The Anglosphere Has Always Had Three Genders
Calamity Jane
I’m using “gender” in the now-accepted usage meaning “societal roles,” as distinct from biological sex. I see almost everyone on both sides acting as if traditional American society has only two genders, and I don’t think this is right. It’s at least half-wrong, anyway. Because since its inception, American society has always had a third gender option for women, and I think this is true for all anglophone cultures for several centuries now. I speak, of course, of the tomboy.
Tomboys are not expected to behave like feminine girls at all. They play with boys toys, they wear boy clothes, the talk with boys vocabulary, and their primary peer group is male children.
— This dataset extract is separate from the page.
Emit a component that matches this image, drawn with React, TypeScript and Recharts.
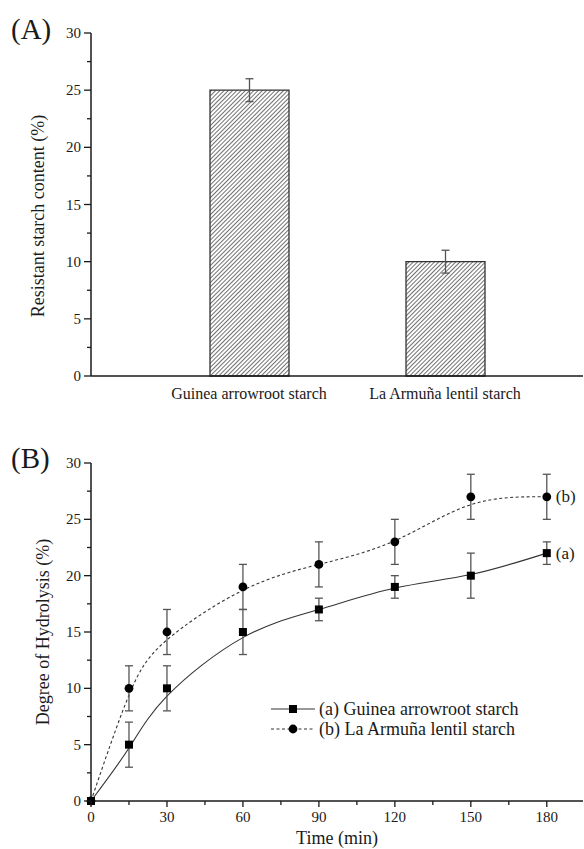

They sometimes have a hard time gaining acceptance with the local boys, depending on the region, but often find a way to gain acceptance and are included in boys games and rough housing. Other girls find tomboys odd and off-putting and don’t socialize much with them.
Upon reaching puberty many tomboys are reluctantly forced into feminine peer groups, but even so, many stay distinctly separate in demeanor and activity choices throughout life. They repair cars and don’t take shit, etc. You know the stereotype, if you live in an anglophone country you’ve met one.
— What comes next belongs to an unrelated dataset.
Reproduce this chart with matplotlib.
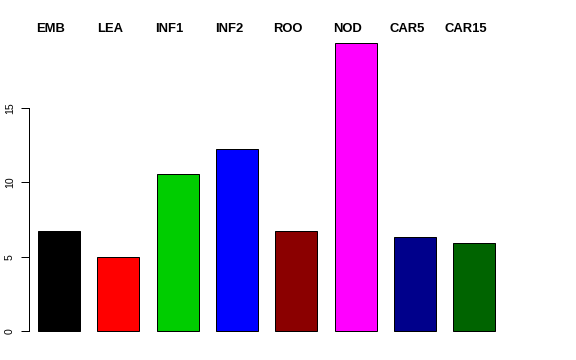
import matplotlib
matplotlib.use("Agg")
import matplotlib.pyplot as plt
import numpy as np

categories = ["EMB", "LEA", "INF1", "INF2", "ROO", "NOD", "CAR5", "CAR15"]
values = [6.72, 5.0, 10.54, 12.24, 6.70, 19.37, 6.34, 5.92]
colors = ["#000000", "#FF0000", "#00CD00", "#0000FF", "#8B0000", "#FF00FF", "#00008B", "#006400"]
yticks = [0, 5, 10, 15]

W, H = 576, 360
fig = plt.figure(figsize=(W / 72, H / 72), dpi=72)
left_px, right_px, top_px, bottom_px = 29, 512, 31.4, 342.5
ax = fig.add_axes([left_px / W, 1 - bottom_px / H, (right_px - left_px) / W, (bottom_px - top_px) / H])

pitch = 59.3  # px per bar slot
x = np.arange(len(categories))
ax.bar(x, values, width=42 / pitch, color=colors, edgecolor="black", linewidth=1.0)
ax.set_xlim((left_px - 59) / pitch, (right_px - 59) / pitch)
ax.set_ylim(-0.775, 20.145)

for s in ["top", "right", "bottom"]:
    ax.spines[s].set_visible(False)
ax.spines["left"].set_bounds(0, 15)
ax.spines["left"].set_linewidth(1.0)
ax.set_xticks([])
ax.set_yticks(yticks)
ax.set_yticklabels([str(t) for t in yticks], rotation=90, va="center",
                   fontsize=10.5, family="Liberation Sans")
ax.tick_params(axis="y", length=8, width=1.0, pad=6)

for xi, name in zip(x, categories):
    ax.text(xi - 8 / pitch, 1 - (29.5 - top_px) / (bottom_px - top_px), name,
            transform=ax.get_xaxis_transform(), ha="center", va="center",
            fontsize=13, fontweight="bold", family="Liberation Sans", clip_on=False)

fig.savefig("out.png", dpi=72)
I don’t think people realize this is a third gender, because this social role has been around for far longer than the idea that “gender” means “social role” has been around. Most people still equate gender with sex, and tomboys are overwhelmingly female. But its pretty easy to identify the female-bodied people who are feminine-gendered and those who are tomboys within just a few minutes of conversation. Sometimes it doesn’t even take that, many are apparent from dress, attitude, and stance. Perhaps I’m overestimating how easy it is, I may have unconsciously developed the skill since I’m personally attracted far more to tomboys than any other gender. But I’d wager most Americans can discern between the two very quickly, as we run into so many of both types.
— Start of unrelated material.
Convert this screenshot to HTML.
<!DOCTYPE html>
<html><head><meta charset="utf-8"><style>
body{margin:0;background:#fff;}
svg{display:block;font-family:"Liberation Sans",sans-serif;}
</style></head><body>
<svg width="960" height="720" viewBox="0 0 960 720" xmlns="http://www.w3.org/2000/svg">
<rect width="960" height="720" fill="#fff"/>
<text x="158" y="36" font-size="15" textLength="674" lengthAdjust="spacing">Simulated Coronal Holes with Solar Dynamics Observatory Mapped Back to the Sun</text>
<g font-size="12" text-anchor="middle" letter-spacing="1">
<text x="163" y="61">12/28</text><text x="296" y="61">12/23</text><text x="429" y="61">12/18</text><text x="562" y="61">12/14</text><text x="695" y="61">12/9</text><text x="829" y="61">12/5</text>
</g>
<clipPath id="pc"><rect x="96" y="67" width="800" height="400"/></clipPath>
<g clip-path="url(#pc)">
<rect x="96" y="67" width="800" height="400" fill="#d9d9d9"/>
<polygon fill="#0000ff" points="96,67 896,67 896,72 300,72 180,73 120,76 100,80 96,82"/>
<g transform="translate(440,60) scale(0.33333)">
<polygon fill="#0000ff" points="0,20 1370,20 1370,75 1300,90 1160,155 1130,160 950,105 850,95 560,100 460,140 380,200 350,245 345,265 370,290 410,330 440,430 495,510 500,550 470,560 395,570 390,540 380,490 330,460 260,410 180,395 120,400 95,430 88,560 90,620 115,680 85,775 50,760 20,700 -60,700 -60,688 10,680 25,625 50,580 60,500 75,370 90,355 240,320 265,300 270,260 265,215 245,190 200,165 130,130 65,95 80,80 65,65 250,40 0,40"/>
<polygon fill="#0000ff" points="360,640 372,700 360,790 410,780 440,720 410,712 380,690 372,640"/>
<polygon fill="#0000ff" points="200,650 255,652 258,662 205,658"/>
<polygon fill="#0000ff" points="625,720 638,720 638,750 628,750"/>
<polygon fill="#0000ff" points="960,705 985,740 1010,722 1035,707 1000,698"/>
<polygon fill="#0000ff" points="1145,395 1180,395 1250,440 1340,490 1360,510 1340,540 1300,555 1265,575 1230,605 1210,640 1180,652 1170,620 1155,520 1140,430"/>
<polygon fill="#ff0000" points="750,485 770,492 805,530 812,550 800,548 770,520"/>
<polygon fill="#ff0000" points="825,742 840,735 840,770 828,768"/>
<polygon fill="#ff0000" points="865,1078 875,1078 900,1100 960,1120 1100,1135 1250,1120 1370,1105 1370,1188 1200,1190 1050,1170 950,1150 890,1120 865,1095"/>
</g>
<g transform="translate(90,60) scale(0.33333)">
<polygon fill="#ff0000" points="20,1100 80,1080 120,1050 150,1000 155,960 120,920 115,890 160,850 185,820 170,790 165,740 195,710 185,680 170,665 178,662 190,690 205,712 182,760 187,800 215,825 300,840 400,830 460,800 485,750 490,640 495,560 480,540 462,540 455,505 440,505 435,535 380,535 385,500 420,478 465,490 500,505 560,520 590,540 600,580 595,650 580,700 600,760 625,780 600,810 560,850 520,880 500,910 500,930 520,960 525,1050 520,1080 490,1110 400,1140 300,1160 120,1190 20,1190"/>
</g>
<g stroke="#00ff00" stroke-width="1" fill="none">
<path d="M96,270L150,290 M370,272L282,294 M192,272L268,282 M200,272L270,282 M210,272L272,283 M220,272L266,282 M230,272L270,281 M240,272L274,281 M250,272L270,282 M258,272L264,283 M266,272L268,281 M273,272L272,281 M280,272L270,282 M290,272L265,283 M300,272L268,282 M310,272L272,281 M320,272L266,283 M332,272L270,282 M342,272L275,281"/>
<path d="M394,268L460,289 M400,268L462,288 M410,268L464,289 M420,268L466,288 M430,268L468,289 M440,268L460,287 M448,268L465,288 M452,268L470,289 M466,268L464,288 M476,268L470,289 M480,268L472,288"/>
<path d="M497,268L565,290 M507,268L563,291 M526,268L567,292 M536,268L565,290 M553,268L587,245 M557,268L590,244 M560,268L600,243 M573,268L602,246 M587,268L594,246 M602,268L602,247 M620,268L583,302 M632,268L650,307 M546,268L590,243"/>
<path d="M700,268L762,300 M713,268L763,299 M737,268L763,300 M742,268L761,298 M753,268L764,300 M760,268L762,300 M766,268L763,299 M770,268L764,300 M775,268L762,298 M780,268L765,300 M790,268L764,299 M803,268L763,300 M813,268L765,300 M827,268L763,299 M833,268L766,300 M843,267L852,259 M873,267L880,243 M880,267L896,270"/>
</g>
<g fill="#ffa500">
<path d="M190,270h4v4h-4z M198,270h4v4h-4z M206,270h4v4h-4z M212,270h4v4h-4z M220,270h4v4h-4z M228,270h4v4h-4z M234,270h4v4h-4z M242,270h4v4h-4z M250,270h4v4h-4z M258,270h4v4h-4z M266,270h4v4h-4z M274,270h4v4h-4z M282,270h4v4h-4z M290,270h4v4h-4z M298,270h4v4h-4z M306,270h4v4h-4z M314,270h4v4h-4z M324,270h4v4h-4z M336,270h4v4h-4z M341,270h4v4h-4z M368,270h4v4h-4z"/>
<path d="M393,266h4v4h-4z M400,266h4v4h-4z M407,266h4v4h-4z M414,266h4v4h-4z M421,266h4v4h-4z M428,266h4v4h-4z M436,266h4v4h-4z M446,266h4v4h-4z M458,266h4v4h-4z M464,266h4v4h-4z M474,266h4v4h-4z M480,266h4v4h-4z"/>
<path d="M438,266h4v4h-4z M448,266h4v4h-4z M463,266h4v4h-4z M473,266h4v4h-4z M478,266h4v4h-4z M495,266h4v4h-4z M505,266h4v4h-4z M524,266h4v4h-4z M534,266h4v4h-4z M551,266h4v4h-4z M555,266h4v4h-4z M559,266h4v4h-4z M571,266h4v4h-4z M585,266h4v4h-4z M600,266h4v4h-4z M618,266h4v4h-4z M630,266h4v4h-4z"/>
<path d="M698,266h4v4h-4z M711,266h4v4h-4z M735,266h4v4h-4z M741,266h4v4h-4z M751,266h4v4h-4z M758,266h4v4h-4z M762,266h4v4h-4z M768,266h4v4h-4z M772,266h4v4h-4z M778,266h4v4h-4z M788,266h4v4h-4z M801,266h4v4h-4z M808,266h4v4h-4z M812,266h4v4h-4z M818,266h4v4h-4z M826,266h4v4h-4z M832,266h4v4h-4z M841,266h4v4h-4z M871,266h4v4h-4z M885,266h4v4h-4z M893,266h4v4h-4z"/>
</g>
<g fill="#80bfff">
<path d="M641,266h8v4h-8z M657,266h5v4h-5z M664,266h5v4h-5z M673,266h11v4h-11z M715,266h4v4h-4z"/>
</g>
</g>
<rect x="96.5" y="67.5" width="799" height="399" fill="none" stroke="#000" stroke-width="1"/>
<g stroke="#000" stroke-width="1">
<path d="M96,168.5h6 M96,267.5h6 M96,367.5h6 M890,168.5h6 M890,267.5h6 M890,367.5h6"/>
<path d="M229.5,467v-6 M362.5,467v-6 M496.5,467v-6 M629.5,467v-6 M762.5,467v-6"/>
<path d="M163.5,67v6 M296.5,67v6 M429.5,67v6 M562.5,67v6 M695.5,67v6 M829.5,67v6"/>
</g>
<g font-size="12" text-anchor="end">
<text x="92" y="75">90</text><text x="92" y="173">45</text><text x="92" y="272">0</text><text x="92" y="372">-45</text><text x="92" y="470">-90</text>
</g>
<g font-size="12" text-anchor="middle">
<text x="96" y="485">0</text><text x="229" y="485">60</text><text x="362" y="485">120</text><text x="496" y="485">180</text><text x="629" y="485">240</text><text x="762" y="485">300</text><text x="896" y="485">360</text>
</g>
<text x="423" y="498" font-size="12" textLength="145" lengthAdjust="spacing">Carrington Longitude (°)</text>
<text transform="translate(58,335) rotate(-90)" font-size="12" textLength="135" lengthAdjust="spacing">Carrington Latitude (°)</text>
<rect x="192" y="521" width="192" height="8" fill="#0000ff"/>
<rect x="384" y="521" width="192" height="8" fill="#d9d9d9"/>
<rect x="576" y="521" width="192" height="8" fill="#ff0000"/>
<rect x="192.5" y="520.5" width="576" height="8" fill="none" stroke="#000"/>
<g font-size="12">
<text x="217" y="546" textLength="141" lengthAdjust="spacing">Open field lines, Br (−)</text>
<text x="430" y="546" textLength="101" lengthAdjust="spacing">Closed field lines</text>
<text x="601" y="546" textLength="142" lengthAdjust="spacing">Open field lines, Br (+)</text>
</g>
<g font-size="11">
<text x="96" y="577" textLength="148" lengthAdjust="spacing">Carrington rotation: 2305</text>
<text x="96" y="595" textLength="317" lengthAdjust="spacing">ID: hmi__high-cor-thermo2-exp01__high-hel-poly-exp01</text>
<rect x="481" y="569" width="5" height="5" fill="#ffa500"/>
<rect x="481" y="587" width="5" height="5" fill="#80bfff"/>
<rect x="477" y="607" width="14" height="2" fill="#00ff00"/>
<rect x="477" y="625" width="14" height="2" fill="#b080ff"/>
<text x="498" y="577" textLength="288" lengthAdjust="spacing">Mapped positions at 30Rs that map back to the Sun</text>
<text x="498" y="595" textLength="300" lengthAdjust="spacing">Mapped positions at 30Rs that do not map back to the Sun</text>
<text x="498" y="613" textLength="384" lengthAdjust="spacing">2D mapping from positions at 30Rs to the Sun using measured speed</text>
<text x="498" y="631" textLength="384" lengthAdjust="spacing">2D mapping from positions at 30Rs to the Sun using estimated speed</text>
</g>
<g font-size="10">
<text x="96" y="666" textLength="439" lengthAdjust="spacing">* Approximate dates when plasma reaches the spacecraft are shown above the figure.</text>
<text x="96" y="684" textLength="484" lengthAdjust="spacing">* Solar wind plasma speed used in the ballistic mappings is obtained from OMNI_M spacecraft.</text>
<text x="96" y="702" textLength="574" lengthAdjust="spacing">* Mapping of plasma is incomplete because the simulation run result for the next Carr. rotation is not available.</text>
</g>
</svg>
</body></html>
I believe that the presence of the tomboy gender is why clothes that were traditionally only worn by men (most famously trousers, but pretty much every man-gendered clothing) are acceptable clothing for women. The prevalence of tomboys moved male-clothing into ok-for-both-sexes territory, and the feminine-gendered benefited by this. There is no equivalent socially-accepted alternate gender for males, so the same thing never happened to women-gendered clothing, and thus it still looks “funny” for a man to wear a dress.
There are interesting parallels between tomboys and the Samoan fa'afafine. First, both genders are basically restricted to a single sex. Secondly, both are named for the sex that its members feel comfortable with, in contrast to their own sex. Ie: fa’afafine comes from fa'a–, meaning "in the manner of", and the word fafine, meaning "woman". Tomboy comes from the English name “Tom,” which around the 16th century was such a common boy’s name that it came to be interchange for the word “boy.” “Tomcat” means “male cat” for example. So tomboy emphasizes just how boyish the girl is, so much so that the gender-name means boy twice. And finally, both genders are given the pronouns of their sex. So fa’afafine use the male pronouns (English equivalent of he/him) and tomboys use the female pronouns (she/her). (Note that I DO NOT have much knowledge of the Samoan culture or the fa'afafine gender, so these could be entirely surface-level similarities without much substance)
Much like the metaphorical fish that doesn’t notice the water it’s swimming in, Anglophone societies simply didn’t notice that there is a third gender within them. By the time the term “gender” began to mean what it does now, the two female genders had already been around for centuries, and no one really bothered to think of them as separate genders. They were both just “ways to be a girl.” But it very much seems to me that we have been, in fact, living with three genders all this time.
Or am I missing something? This is somewhat tentative, and I’m curious as to what others think about this.